Mientras los ingresos fiscales caen dramáticamente por cuenta de la pandemia y su devastador efecto sobre la economía, la Comisión Permanente Ordinaria de Asuntos Económicos de la Asamblea Legislativa se toma en serio un proyecto risible en las circunstancias. La iniciativa reduciría un 50 % el impuesto sobre la propiedad de vehículos en este 2020 y daría a la fosa fiscal otros ¢85.000 millones de profundidad.
La descarnada demagogia del planteamiento probablemente terminará por descarrilarlo, pero infunde temor la ignorancia de sus impulsores. El país está a las puertas de una de las más graves crisis económicas de su historia. La recaudación tributaria está por los suelos y la atención de la pandemia exige nuevos gastos. En consecuencia, el déficit llegará al 9,3 % del producto interno bruto (PIB), aunque otros cálculos acusan al dato oficial de conservador. A corto plazo, existe la posibilidad de un endeudamiento equivalente al 80 % del PIB. En ese escenario, las tasas de interés, la inflación y el tipo de cambio empobrecerán a la población como sucedió a inicios de la década de los ochenta.
El debate sobre la forma de enfrentar la amenaza transcurre en torno al equilibrio deseable entre nuevos impuestos, reactivación económica y reducción de gastos, pero pocos plantean con seriedad una reducción adicional de los ingresos. Hacerlo es confesión del más completo desconocimiento o, peor aún, la más absoluta indiferencia frente a la tragedia nacional en ciernes.

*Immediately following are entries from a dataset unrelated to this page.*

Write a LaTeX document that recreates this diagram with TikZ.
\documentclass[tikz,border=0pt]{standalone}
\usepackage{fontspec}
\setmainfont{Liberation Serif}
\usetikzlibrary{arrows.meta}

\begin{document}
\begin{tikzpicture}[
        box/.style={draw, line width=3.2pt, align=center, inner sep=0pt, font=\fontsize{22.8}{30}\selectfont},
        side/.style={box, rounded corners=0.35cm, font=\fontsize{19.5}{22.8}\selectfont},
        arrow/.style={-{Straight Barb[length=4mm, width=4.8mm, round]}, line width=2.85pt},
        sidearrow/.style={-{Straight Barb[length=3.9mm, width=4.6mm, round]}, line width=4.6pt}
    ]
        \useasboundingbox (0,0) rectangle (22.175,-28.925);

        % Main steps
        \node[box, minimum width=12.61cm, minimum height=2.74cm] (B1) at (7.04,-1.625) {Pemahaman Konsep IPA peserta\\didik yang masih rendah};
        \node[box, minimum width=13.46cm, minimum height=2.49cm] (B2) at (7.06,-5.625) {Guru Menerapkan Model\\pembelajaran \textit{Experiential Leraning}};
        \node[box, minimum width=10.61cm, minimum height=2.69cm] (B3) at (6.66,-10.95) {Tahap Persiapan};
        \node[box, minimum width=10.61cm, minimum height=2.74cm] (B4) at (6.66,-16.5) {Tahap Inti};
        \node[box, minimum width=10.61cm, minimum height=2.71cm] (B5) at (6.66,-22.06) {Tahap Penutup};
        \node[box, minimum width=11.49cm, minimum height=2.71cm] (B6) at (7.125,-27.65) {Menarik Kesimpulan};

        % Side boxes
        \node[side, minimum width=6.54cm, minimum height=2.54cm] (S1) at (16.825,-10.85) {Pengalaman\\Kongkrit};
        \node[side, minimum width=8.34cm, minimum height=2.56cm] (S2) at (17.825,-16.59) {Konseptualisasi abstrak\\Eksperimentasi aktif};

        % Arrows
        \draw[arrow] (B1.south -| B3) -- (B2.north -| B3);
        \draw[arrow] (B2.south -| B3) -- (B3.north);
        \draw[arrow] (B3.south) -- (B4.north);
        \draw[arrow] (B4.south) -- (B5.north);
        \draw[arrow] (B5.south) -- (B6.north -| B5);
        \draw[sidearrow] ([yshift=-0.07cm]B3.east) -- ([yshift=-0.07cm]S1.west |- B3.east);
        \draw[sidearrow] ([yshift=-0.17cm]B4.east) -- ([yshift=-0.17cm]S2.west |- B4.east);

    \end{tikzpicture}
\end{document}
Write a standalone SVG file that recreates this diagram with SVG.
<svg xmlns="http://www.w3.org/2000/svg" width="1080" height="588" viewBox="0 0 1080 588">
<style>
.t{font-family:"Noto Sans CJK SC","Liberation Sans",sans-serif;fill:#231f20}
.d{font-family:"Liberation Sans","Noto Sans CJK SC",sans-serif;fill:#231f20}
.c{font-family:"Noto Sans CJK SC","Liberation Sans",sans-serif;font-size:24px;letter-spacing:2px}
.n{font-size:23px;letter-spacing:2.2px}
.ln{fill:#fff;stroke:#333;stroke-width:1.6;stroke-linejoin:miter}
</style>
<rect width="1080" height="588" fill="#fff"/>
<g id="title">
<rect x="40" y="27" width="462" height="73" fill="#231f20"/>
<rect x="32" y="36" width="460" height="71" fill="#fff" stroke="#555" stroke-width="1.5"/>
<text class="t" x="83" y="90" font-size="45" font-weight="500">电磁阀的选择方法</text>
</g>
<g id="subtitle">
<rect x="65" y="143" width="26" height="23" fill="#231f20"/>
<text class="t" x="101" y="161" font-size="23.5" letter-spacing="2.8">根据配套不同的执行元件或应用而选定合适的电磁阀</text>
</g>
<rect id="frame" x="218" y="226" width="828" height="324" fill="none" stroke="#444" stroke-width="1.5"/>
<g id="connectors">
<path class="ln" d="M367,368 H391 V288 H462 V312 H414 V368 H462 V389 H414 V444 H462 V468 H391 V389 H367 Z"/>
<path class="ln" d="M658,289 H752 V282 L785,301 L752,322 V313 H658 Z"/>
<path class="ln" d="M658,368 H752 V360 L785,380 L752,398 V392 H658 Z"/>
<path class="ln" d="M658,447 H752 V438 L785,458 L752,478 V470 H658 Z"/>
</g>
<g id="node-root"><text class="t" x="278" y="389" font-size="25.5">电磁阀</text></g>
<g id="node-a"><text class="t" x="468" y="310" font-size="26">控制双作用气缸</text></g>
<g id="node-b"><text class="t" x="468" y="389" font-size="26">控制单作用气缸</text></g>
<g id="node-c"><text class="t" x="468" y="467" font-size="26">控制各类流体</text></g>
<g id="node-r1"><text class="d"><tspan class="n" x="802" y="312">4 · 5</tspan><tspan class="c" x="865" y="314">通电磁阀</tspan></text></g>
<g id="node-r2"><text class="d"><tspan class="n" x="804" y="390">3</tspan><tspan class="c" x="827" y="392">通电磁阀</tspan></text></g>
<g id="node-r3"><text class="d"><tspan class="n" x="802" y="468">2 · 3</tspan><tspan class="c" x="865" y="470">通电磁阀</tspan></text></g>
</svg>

Quien recuerde lo sucedido en los ochenta no encontrará exceso alguno en el empleo de la palabra tragedia para describir las consecuencias probables de la insensatez en este momento histórico. Un 52 % de pobreza, una inflación del 90 % y una generación perdida para las aulas y condenada a trabajos de baja remuneración son una tragedia. La vivimos en los ochenta con la ventaja de circunstancias geopolíticas, como el haber obtenido abundante asistencia del extranjero.
El proyecto no se preocupa por señalar fuentes de ingreso u ahorros suficientes para neutralizar el efecto de la reducción de ingresos. En cualquier caso, los fondos o economías tendrían mayor utilidad si se les utilizara para aliviar la apremiante situación fiscal y mandar la señal correcta a quienes nos observan para constatar la sinceridad de nuestros propósitos.

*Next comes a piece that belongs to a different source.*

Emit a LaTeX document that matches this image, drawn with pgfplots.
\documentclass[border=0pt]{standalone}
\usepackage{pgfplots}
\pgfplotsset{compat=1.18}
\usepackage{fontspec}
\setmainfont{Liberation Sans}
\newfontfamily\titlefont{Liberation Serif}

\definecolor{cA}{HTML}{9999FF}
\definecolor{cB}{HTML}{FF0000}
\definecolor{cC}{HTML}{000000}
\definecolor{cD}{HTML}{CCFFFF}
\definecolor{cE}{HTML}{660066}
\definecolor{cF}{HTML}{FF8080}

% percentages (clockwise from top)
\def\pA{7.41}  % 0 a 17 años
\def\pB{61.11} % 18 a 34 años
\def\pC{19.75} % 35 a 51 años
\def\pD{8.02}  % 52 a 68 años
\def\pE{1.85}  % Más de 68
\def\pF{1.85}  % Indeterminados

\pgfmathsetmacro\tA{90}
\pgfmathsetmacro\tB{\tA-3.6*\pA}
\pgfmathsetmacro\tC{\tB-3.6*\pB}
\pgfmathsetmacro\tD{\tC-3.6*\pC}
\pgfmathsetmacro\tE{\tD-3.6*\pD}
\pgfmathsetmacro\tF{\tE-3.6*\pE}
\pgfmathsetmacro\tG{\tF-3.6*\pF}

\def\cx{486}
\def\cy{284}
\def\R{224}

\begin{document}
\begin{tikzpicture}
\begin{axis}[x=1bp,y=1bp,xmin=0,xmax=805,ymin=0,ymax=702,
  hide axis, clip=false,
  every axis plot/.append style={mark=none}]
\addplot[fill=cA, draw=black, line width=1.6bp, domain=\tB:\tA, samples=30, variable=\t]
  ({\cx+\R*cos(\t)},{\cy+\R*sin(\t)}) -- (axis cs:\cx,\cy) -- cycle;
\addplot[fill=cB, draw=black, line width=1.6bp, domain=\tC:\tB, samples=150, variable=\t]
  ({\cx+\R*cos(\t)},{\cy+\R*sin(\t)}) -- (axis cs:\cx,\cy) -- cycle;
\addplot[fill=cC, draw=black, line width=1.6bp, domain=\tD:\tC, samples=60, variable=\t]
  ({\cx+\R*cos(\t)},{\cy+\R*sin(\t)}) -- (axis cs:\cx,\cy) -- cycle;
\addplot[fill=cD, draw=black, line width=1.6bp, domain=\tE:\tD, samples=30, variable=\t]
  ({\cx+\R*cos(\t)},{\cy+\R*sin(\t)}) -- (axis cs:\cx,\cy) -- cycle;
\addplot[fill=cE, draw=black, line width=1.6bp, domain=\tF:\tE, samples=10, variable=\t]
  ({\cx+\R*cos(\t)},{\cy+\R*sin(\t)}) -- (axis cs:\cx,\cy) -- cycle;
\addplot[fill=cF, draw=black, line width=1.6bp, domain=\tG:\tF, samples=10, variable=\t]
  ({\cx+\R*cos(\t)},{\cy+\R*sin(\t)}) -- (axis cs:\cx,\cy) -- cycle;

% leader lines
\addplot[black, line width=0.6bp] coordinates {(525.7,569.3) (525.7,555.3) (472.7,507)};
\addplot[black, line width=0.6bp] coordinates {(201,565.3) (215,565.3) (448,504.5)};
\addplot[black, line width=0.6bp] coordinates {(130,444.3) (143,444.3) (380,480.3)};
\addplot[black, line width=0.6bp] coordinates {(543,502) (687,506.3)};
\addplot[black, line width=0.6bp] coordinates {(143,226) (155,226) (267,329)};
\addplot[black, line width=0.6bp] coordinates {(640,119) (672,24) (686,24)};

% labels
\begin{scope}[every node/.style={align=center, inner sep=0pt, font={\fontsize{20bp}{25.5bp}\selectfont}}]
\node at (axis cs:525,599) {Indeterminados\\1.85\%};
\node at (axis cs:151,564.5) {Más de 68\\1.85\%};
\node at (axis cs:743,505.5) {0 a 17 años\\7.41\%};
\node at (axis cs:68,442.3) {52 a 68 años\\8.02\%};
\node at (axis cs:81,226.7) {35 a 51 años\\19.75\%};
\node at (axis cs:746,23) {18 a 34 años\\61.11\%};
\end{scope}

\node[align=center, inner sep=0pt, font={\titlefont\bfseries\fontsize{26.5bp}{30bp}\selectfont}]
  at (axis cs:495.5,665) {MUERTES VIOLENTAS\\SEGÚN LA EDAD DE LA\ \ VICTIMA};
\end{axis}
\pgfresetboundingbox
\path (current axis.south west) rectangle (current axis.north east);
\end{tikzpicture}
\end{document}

En palabras del economista Alberto Franco, recortar los ingresos de Hacienda “sería una mala señal para los agentes económicos en general, a quienes diríamos que los tomadores de decisiones siguen sin ver claramente la realidad financiera del país”. En sí mismo, el progreso del proyecto en la Comisión de Asuntos Económicos envía ese mensaje, pero un dictamen afirmativo y un voto de aprobación en el plenario gritarían la irresponsabilidad a los cuatro vientos.
En última instancia, los ¢85.000 millones saldrán de un aumento de impuestos, mayor endeudamiento o parálisis de las labores de mantenimiento vial y otros servicios financiados con el tributo a la propiedad de vehículos. Esa es la ruta seguida hasta ahora por el Estado costarricense. Es un curso insostenible cuya rectificación es cada vez más urgente.
Ya la Asamblea Legislativa envió al mundo las peores señales cuando se dejó llevar por un grupo de alcaldes para librar a las municipalidades de la regla fiscal. La decisión contribuyó, en aquel momento, a la caída de la calificación de los bonos costarricenses. Hoy alimenta el enojo de sectores decididos a impedir el aumento de impuestos, quienes reprochan también al Ejecutivo la convocatoria del proyecto municipal en sesiones extraordinarias. No podemos darnos el lujo de seguir tropezando con las mismas piedras.